Here the pages began to be crossed out, smudged and ripped. I flipped through the diary until I came across an entry written in red ink. I couldn't believe my eyes.

Aug. 2
Things are finally returning to normal. The money from the trust fund has made opening the clinic much easier. Now that everything is settled I can write this. If someone someday reads this they will know what really happened. I can't ever tell anyone, but it is burning inside me and I have to write.

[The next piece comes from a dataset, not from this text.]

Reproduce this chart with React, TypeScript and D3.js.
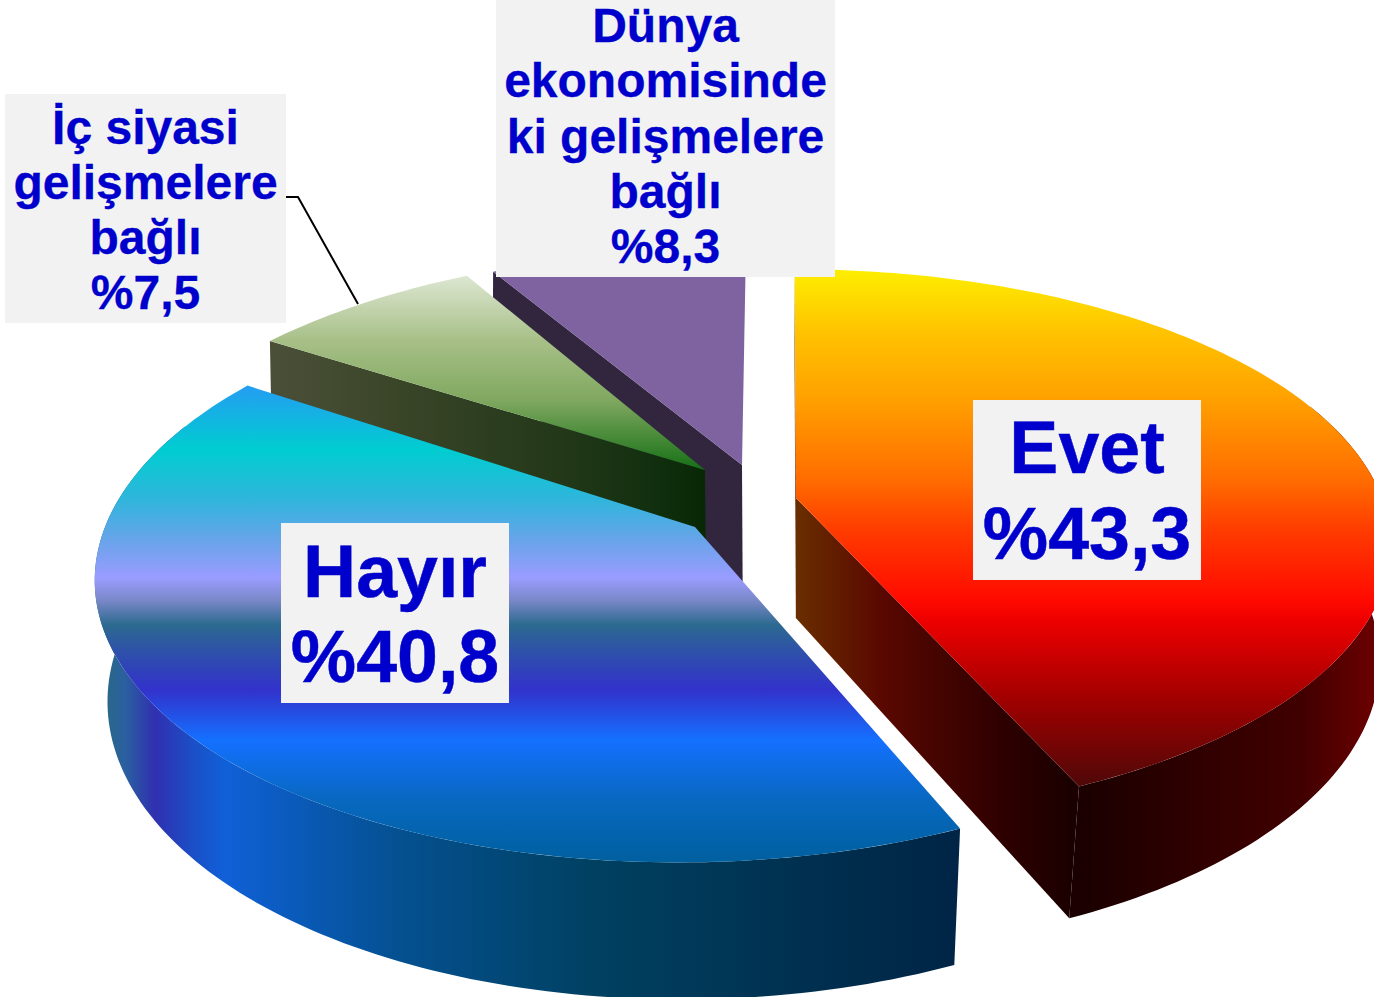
import * as d3 from 'd3';

const width = 1374;
const height = 997;

// slices, clockwise from 12 o'clock
const sliceNames = ['Evet', 'Hayır', 'İç siyasi gelişmelere bağlı', 'Dünya ekonomisindeki gelişmelere bağlı'];
const sliceValues = [43.3, 40.8, 7.5, 8.3];

// label lines and boxes
const labelLines = [['Evet', '%43,3'], ['Hayır', '%40,8'], ['İç siyasi', 'gelişmelere', 'bağlı', '%7,5'], ['Dünya', 'ekonomisinde', 'ki gelişmelere', 'bağlı', '%8,3']];
const labelBoxes = [
  { x: 973, y: 400, w: 228, h: 180, first: 473, step: 86, size: 73.5, bold: 0.5 },
  { x: 281, y: 523, w: 228, h: 180, first: 597, step: 85, size: 73.5, bold: 0.5 },
  { x: 5, y: 94, w: 281, h: 229, first: 144, step: 55, size: 48, bold: 0.3 },
  { x: 496, y: -10, w: 339, h: 287, first: 42, step: 55.3, size: 48, bold: 0.3 },
];
const leaderPoints: [number, number][] = [[286, 197], [298, 197], [358, 304]];

// each slice has its own explode offset and slightly different projection
const explode: [number, number][] = [[10, 7], [-91, 36], [-81, -21], [-44, -26]];
const radiusXs = [586, 590, 583, 550];
const radiusYs = [266, 276, 265, 245];
const persps = [0.168, 0.16, 0.19, 0.1];
const depths = [120, 126, 120, 120];
const paintOrder = [3, 2, 0, 1];

const centre = { x: 786, y: 491 };

type Stop = [number, string];
const topStops: Stop[][] = [
  [[270, '#fdee00'], [330, '#ffc400'], [400, '#ffa000'], [480, '#ff6c00'], [530, '#ff3c00'], [600, '#ff0a00'], [620, '#ee0000'], [700, '#a00000'], [785, '#500808']],
  [[390, '#22a0f0'], [450, '#00cdd0'], [500, '#30b5dc'], [540, '#68a4ea'], [578, '#9a9cff'], [600, '#7a88c8'], [625, '#2c6a90'], [650, '#2e52a8'], [690, '#3232cc'], [740, '#1470ff'], [800, '#0868c0'], [860, '#0060a0']],
  [[277, '#dce6d0'], [340, '#a8c088'], [400, '#80a860'], [470, '#157015']],
  [[250, '#7f62a0'], [470, '#7f62a0']],
];
const wallStops: Stop[][] = [
  [[792, '#6a3000'], [880, '#5a0800'], [1000, '#2f0000'], [1075, '#1a0000'], [1200, '#300000'], [1300, '#400000'], [1374, '#6a0000']],
  [[100, '#2a6a80'], [125, '#2a60a0'], [155, '#3030b0'], [195, '#1a50c8'], [225, '#1060d8'], [320, '#0858b0'], [400, '#045090'], [600, '#004060'], [800, '#003050'], [965, '#002445']],
  [[270, '#4a5038'], [400, '#3a4528'], [550, '#24391a'], [650, '#12300f'], [705, '#082805']],
  [[490, '#32263f'], [742, '#32263f']],
];

const pieArcs = d3.pie<number>().sort(null)(sliceValues);
const toPath = d3.line<[number, number]>();

// disc point (angle clockwise from top, r 0..1) -> screen, on top or bottom face
const project = (i: number, angle: number, r: number, bottom: boolean): [number, number] => {
  const u = Math.sin(angle) * r;
  const v = -Math.cos(angle) * r;
  const s = 1 / (1 - persps[i] * v);
  const f = bottom ? 0.985 - 0.02 * v : 1;
  return [
    centre.x + (explode[i][0] + radiusXs[i] * u) * s * f,
    centre.y + (explode[i][1] + radiusYs[i] * v) * s * f + (bottom ? depths[i] * s : 0),
  ];
};

const arcAngles = (a0: number, a1: number) => {
  const n = Math.max(2, Math.ceil((a1 - a0) / 0.02));
  return d3.range(n + 1).map(k => a0 + ((a1 - a0) * k) / n);
};

const topFace = (i: number) => {
  const { startAngle, endAngle } = pieArcs[i];
  const rim = arcAngles(startAngle, endAngle).map(a => project(i, a, 1, false));
  return toPath([project(i, 0, 0, false), ...rim]) + 'Z';
};

const radialWall = (i: number, angle: number) =>
  toPath([project(i, angle, 0, false), project(i, angle, 1, false), project(i, angle, 1, true), project(i, angle, 0, true)]) + 'Z';

const outerWall = (i: number) => {
  const a0 = Math.max(pieArcs[i].startAngle, 1.2);
  const a1 = Math.min(pieArcs[i].endAngle, 5.1);
  if (a1 <= a0) return null;
  const angles = arcAngles(a0, a1);
  return toPath([...angles.map(a => project(i, a, 1, false)), ...angles.slice().reverse().map(a => project(i, a, 1, true))]) + 'Z';
};

const Gradient = ({ id, stops, axis }: { id: string; stops: Stop[]; axis: 'x' | 'y' }) => {
  const lo = stops[0][0];
  const hi = stops[stops.length - 1][0];
  const offset = d3.scaleLinear().domain([lo, hi]).range([0, 1]);
  const ends = axis === 'x' ? { x1: lo, x2: hi, y1: 0, y2: 0 } : { x1: 0, x2: 0, y1: lo, y2: hi };
  return (
    <linearGradient id={id} gradientUnits="userSpaceOnUse" {...ends}>
      {stops.map(([p, c]) => <stop key={p} offset={offset(p)} stopColor={c} />)}
    </linearGradient>
  );
};

const Slice = ({ i }: { i: number }) => {
  const { startAngle, endAngle } = pieArcs[i];
  const wallFill = `url(#wall${i})`;
  const outer = outerWall(i);
  return (
    <g>
      {/* only walls turned toward the viewer */}
      {-Math.sin(startAngle) >= -1e-9 && <path d={radialWall(i, startAngle)} fill={wallFill} />}
      {Math.sin(endAngle) > 1e-9 && <path d={radialWall(i, endAngle)} fill={wallFill} />}
      {outer && <path d={outer} fill={wallFill} />}
      <path d={topFace(i)} fill={`url(#top${i})`} />
    </g>
  );
};

export default function App() {
  return (
    <svg width={width} height={height} viewBox={`0 0 ${width} ${height}`} style={{ position: 'fixed', left: 0, top: 0, background: '#fff' }}>
      <defs>
        {sliceNames.map((_, i) => <Gradient key={`t${i}`} id={`top${i}`} stops={topStops[i]} axis="y" />)}
        {sliceNames.map((_, i) => <Gradient key={`w${i}`} id={`wall${i}`} stops={wallStops[i]} axis="x" />)}
      </defs>
      <path d={toPath(leaderPoints) as string} fill="none" stroke="#000" strokeWidth={2} />
      {paintOrder.map(i => <Slice key={i} i={i} />)}
      {labelBoxes.map((b, i) => (
        <g key={i}>
          <rect x={b.x} y={b.y} width={b.w} height={b.h} fill="#f2f2f2" />
          {labelLines[i].map((line, k) => (
            <text key={k} x={b.x + b.w / 2} y={b.first + k * b.step} textAnchor="middle" fontFamily="'Liberation Sans', Arial, sans-serif" fontWeight="bold" fontSize={b.size} fill="#0000cc" stroke="#0000cc" strokeWidth={b.bold}>
              {line}
            </text>
          ))}
        </g>
      ))}
    </svg>
  );
}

Today is the second of the month, the anniversary of Sam's death. Every second day of the month I bring flowers to the bridge. It's something I hate to do, but it's the least I can do for a relative I, as good as, murdered. I always knew I'd be good at inventing medicines, and the one I used in Sam's tea and coffee to keep his memory blocked and brain foggy proved it. I even managed to convince Aunt Constance and Uncle Matthew. I feel horrible about that. After all I deprived them of a nephew. When Aunt Constance had seen the policeman at the door she went white as her fine linen table cloth - but when she saw the watch in his hand she collapsed with a look of utter horror. Apparently, the watch had belonged to my father. The body had belonged to Sam. I had hoped he'd simply run away and not killed himself, but it had to be done. After all, I had to open the clinic, and I needed the inheritance to do it.

From here on it became blurred again, all except for the name and address. The name didn't ring a bell, but the address sure did. It all happened right here. Here in my home, my own, sweet home.